La Nuit des temps, c’est le nom choisi par Ayla Saura et Solveig Touzé pour leur librairie rennaise sise 10 quai Emile Zola à Rennes ouverte le 1er août 2017. Leur campagne de financement participatif sur le site Ulule a suscité enthousiasme et questionnement sur les réseaux sociaux. Quoi de plus normal ? Les habitants seront toujours prompts à saluer une nouvelle initiative concernant le paysage du livre à Rennes.

Nuit temps librairie

Non, cet hommage au roman de Barjavel ne veut pas dire que La Nuit des temps sera une librairie spécialisée science-fiction. Le nom de leur lieu rentrerait plutôt en résonance avec la dimension écologique de son œuvre. Une librairie écolo ? Non plus. Ayla et Solveig entendent lancer une librairie généraliste.

Certains rayons seront un peu plus développés qu’ailleurs, écrivent les deux libraires sur Ulule, notamment dans les domaines du féminisme et du développement durable.

On aurait pu penser qu’avec la fermeture de plusieurs librairies spécialisées (Alphagraph, Le chercheur d’art, La comédie des langues), la niche était toute trouvée. Ayla et Solveig misent plutôt sur une librairie généraliste de taille moyenne. Trois mots reviennent souvent pour qualifier leur projet : militant, bienveillant, inclusif.

la nuit des temps

Où ? Après avoir songé à une adresse Mail François Mitterrand (l’entretien ci-après a été réalisée à cette époque), c’est dans l’ancienne boutique Nouvelles Frontières au 10 quai Emile Zola que la librairie ouvrira ses portes au mois d’août 2017. La vie d’un libraire, néanmoins, n’est pas un long fleuve tranquille. En attendant de déposer des dossiers de subvention, Ayla et Solveig transitent par le crowdfunding. Une manière de récolter de l’argent, pour financer « une talentueuse graphiste rennaise », « un coin lecture », mais aussi pour se faire connaître et fidéliser en amont une clientèle.

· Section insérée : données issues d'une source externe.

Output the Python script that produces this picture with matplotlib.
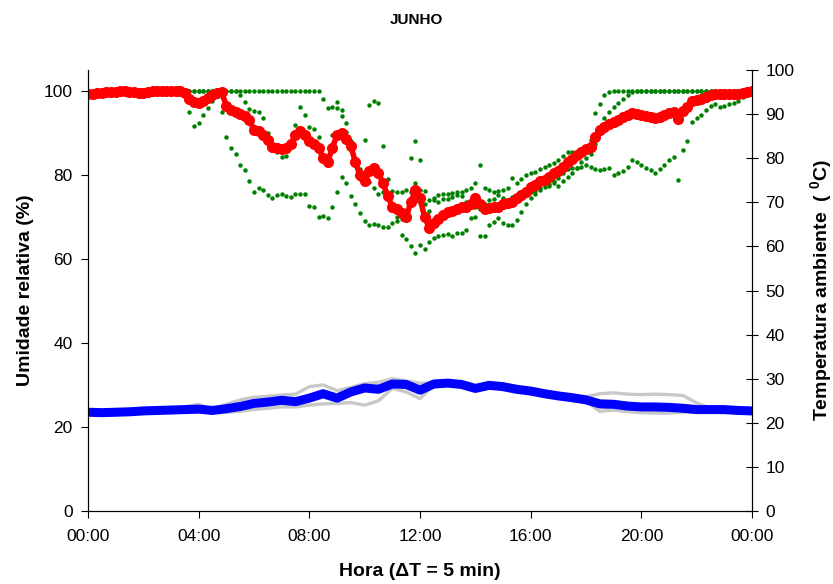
import numpy as np
import matplotlib.pyplot as plt

plt.rcParams['font.family'] = ['Liberation Sans', 'DejaVu Sans']
plt.rcParams['mathtext.fontset'] = 'custom'
plt.rcParams['mathtext.rm'] = 'Liberation Sans'
plt.rcParams['mathtext.bf'] = 'Liberation Sans:bold'

# relative humidity (%), one value every 10 min, 00:00 -> 24:00
ur_dia1 = [
    100, 100, 100, 100, 100, 100,
    100, 100, 100, 100, 100, 100,
    100, 100, 100, 100, 100, 100,
    100, 100, 100, 100, 100, 100,
    100, 100, 100, 100, 100, 95,
    89, 86.5, 85, 82.5, 81.3, 78.5,
    76, 76.8, 76.5, 75.2, 74.6, 75.2,
    75.4, 75, 74.7, 75.4, 75.5, 75.5,
    72.6, 72.4, 70, 70.2, 69.8, 72.5,
    76, 79.5, 78, 75, 73, 71,
    69, 68.1, 68.3, 68, 67.7, 67.7,
    68.5, 69, 65.8, 64.7, 63, 61.5,
    63.3, 62.5, 64, 65, 65.5, 65.7,
    66, 65.5, 66.1, 66.1, 67, 69.7,
    70, 65.5, 65.5, 68, 68.9, 69.7,
    68.5, 68, 68.1, 69.3, 71.3, 73,
    74.5, 75.6, 76.5, 78, 77.5, 78,
    77.3, 78.5, 79.6, 80.5, 81.6, 82,
    82.4, 82, 81.5, 81.2, 81.5, 81.8,
    80, 80.5, 81, 82, 83.6, 83,
    82.4, 81.8, 81.3, 80.4, 81.5, 82.4,
    83.5, 84.2, 78.8, 86, 88, 92.7,
    93.5, 94.3, 95.5, 96.5, 96.9, 96.3,
    96.5, 96.9, 97.2, 97.7, 98.5, 99.3,
    100]

ur_dia2 = [
    100, 100, 100, 100, 100, 100,
    100, 100, 100, 100, 100, 100,
    100, 100, 100, 100, 100, 100,
    100, 100, 100, 99, 95, 91.7,
    92.5, 94.3, 96, 97.7, 98.8, 99.4,
    100, 100, 100, 99, 97.5, 95.8,
    95.3, 95, 93.5, 90, 87.5, 85.5,
    84.2, 84.5, 87.5, 92, 96.2, 94.3,
    91.5, 91, 89, 84.4, 82.5, 89.5,
    97.5, 95.4, 92.5, 88, 82.4, 79,
    78, 78.4, 77, 75.6, 76, 75.5,
    76.2, 76, 76, 76.5, 76, 78,
    76.5, 73, 71.5, 74, 73.5, 74.4,
    74.4, 74.8, 75.2, 75, 73.5, 73,
    72.5, 72, 73, 74, 74.4, 75.2,
    74.5, 74, 74.8, 75, 75.5, 75.8,
    76, 76.3, 76.8, 77.2, 77.8, 78.5,
    79.2, 80.5, 81.5, 81.6, 81.8, 83,
    84, 85, 87.5, 91, 93.5, 95,
    96.3, 97.2, 98, 99, 99.7, 100,
    100, 100, 100, 100, 100, 100,
    100, 100, 100, 100, 100, 100,
    100, 100, 100, 100, 100, 100,
    100, 100, 100, 100, 100, 100,
    100]

ur_dia3 = [
    100, 100, 100, 100, 100, 100,
    100, 100, 100, 100, 100, 100,
    100, 100, 100, 100, 100, 100,
    100, 100, 100, 100, 100, 100,
    100, 100, 100, 100, 100, 100,
    100, 100, 100, 100, 100, 100,
    100, 100, 100, 100, 100, 100,
    100, 100, 100, 100, 100, 100,
    100, 100, 100, 98, 96, 96.2,
    96, 94, 90.3, 86.5, 83.6, 81.5,
    88.3, 96.7, 97.6, 97.2, 87, 79,
    72, 70, 69.5, 70, 84, 88.2,
    83.6, 76.3, 74, 74.5, 75.2, 75.5,
    75.5, 75.8, 76, 76, 76.5, 76.8,
    78, 82.4, 77, 76.4, 76, 76.2,
    76.4, 77, 79.2, 78, 79, 80,
    80.5, 80.8, 81.5, 82, 82.4, 82.8,
    83.5, 84.5, 85.5, 85.5, 85.5, 86,
    86.7, 88.3, 94.7, 97, 99, 99.8,
    100, 100, 100, 100, 100, 100,
    100, 100, 100, 100, 100, 100,
    100, 100, 100, 100, 100, 100,
    100, 100, 100, 100, 100, 100,
    100, 100, 100, 100, 100, 100,
    100]

ur_media = [
    99.3, 99.4, 99.5, 99.6, 99.7, 99.8,
    99.8, 99.9, 99.9, 99.8, 99.7, 99.6,
    99.6, 99.8, 99.9, 100, 100, 100,
    100, 99.9, 99.9, 99.6, 98.2, 97.3,
    97.2, 97.6, 98.3, 99, 99.6, 99.7,
    96.5, 95.5, 95, 94.5, 94, 93.2,
    90.7, 90.5, 89.5, 88.3, 86.7, 86.4,
    86.3, 86.5, 87.5, 89.5, 90.5, 89.5,
    88, 87.5, 86.5, 84, 83.2, 86.5,
    89.5, 90, 88.5, 87, 83, 80,
    78.5, 81, 81.6, 80.5, 78, 75,
    72.5, 72, 71, 70, 73.5, 76.5,
    74.5, 70, 67.5, 68.5, 69.5, 70.5,
    71.3, 71.5, 72, 72.5, 72.4, 73.2,
    74.6, 73, 72, 72.2, 72.5, 72.5,
    73, 73.3, 73.6, 74.5, 75.2, 76,
    77.2, 77.6, 78.5, 78.8, 79.6, 80.4,
    81, 82, 83, 83.8, 84.8, 85.5,
    86.3, 86.7, 89, 90.7, 91.5, 92.2,
    92.7, 93.2, 93.8, 94.2, 94.7, 94.5,
    94.2, 94, 93.8, 93.5, 93.9, 94.3,
    94.7, 95, 93.3, 95.3, 96.2, 97.6,
    97.9, 98.2, 98.6, 99, 99.4, 99.2,
    99.2, 99.3, 99.3, 99.4, 99.5, 99.7,
    100]

# air temperature (C), one value every 30 min
temp_dia1 = [22.5, 22.4, 22.5, 22.6, 22.8, 22.9, 23.0, 23.6, 24.2, 23.0,
             24.2, 25.2, 25.8, 26.0, 26.3, 26.5, 28.2, 28.6, 27.3, 28.0,
             28.9, 29.2, 30.0, 29.5, 29.0, 29.0, 29.2, 28.9, 28.0, 28.6,
             28.3, 27.8, 27.4, 26.8, 26.3, 26.0, 25.9, 26.6, 26.8, 26.5,
             26.4, 26.5, 26.4, 26.2, 24.5, 23.3, 23.1, 22.9, 22.8]
temp_dia2 = [22.3, 22.2, 22.3, 22.4, 22.6, 22.7, 22.8, 22.8, 22.9, 22.6,
             22.4, 22.6, 23.0, 23.3, 23.6, 23.6, 24.0, 24.3, 24.4, 24.6,
             24.0, 25.0, 27.8, 27.0, 25.5, 28.5, 28.8, 28.5, 27.6, 28.3,
             28.0, 27.3, 26.9, 26.3, 25.9, 25.4, 24.8, 22.6, 22.9, 22.6,
             22.4, 22.4, 22.5, 22.5, 22.6, 22.8, 22.8, 22.7, 22.6]
temp_dia3 = [22.4, 22.3, 22.4, 22.5, 22.7, 22.8, 22.9, 23.0, 23.2, 22.9,
             23.1, 23.4, 24.2, 24.6, 25.2, 24.6, 25.4, 26.8, 25.2, 27.0,
             28.2, 28.4, 28.6, 29.0, 28.0, 28.9, 29.0, 28.8, 27.8, 28.6,
             28.2, 27.7, 27.3, 26.7, 26.1, 25.7, 25.0, 23.6, 22.9, 22.6,
             22.3, 22.2, 22.2, 22.4, 22.6, 22.9, 23.0, 22.8, 22.7]
temp_media = [22.4, 22.3, 22.4, 22.5, 22.7, 22.8, 22.9, 23.0, 23.1, 22.8,
              23.2, 23.7, 24.4, 24.7, 25.1, 24.8, 25.6, 26.6, 25.6, 27.0,
              27.9, 27.6, 28.8, 28.7, 27.4, 28.8, 29.0, 28.7, 27.8, 28.5,
              28.2, 27.6, 27.2, 26.6, 26.1, 25.7, 25.2, 24.3, 24.2, 23.8,
              23.6, 23.6, 23.5, 23.3, 23.0, 23.0, 23.0, 22.8, 22.7]

hora_ticks = ['00:00', '04:00', '08:00', '12:00', '16:00', '20:00', '00:00']

h10 = np.arange(len(ur_media)) / 6.0   # 10 min steps, in hours
h30 = np.arange(len(temp_media)) / 2.0  # 30 min steps

fig = plt.figure(figsize=(8.33, 5.84), dpi=100)
ax = fig.add_axes([0.1056, 0.125, 0.7972, 0.755])
ax2 = ax.twinx()

for serie in [ur_dia1, ur_dia2, ur_dia3]:
    ax.plot(h10, serie, 'o', color='#008000', ms=3.2, mew=0, zorder=2)
ax.plot(h10, ur_media, '-', color='#ff0000', lw=4, zorder=3)
ax.plot(h10, ur_media, 'o', color='#ff0000', ms=8, mew=0, zorder=3)

for serie in [temp_dia1, temp_dia2, temp_dia3]:
    ax2.plot(h30, serie, '-', color='#c8c8c8', lw=2.4, solid_capstyle='round')
ax2.plot(h30, temp_media, '-', color='#0000ff', lw=6.5, solid_capstyle='round')

ax.set_xlim(0, 24)
ax.set_ylim(0, 105)
ax.set_yticks(range(0, 101, 20))
ax2.set_ylim(0, 100)
ax2.set_yticks(range(0, 101, 10))
ax.set_xticks(range(0, 25, 4))
ax.set_xticklabels(hora_ticks)

for a in (ax, ax2):
    a.spines['top'].set_visible(False)
    a.tick_params(labelsize=12.5, length=5, width=0.8, colors='black', pad=6)
ax.tick_params(axis='x', direction='out', pad=8)
ax2.tick_params(axis='y', direction='inout', length=9, pad=5)

ax.set_xlabel('Hora (ΔT = 5 min)', fontsize=14, fontweight='bold', labelpad=14)
ax.set_ylabel('Umidade relativa (%)', fontsize=14, fontweight='bold', labelpad=7)
ax2.set_ylabel(r'Temperatura ambiente  ( $\mathbf{^0}$C)', fontsize=14,
               fontweight='bold', labelpad=10)
fig.suptitle('JUNHO', fontsize=11, fontweight='bold', y=0.978)

fig.savefig('out.png', dpi=100)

Comment se faire un nom et une place dans le paysage des librairies rennaises ? Quelle ligne éditoriale adopter ? Quels soutiens espérer de la part des institutions, des acteurs économiques du secteur, des concurrents ? Pour le savoir, nous avons rencontré Ayla et Solveig, au calme, autour d’un thé. Un entretien où l’on parle littérature certes mais aussi économie…

Entretien en date de mai 2016

Unidivers : Avez-vous l’adresse exacte du lieu ?

Ayla et Solveig : On n’a pas encore de local. Nous faisons les démarches. Nous avons contacté les agences immobilières. On attend des nouvelles à propos de certains locaux qui seraient disponibles. Mais on sait que ce sera le Mail. On espère pouvoir trouver à cet endroit. C’est un quartier en plein développement. C’est un lieu de promenade. Le marché de Noël s’y tiendra plus tard. Il y a aussi le marché bio. De plus en plus de commerces ouvrent, la boulangerie Bouvier par exemple. La Biocoop va ouvrir bientôt. On avait aussi pensé à la rue de l’Alma. Mais quand on a vu les commerces qui allaient s’y installer, on a préféré le Mail. On avait pensé à Saint-Hélier, éventuellement.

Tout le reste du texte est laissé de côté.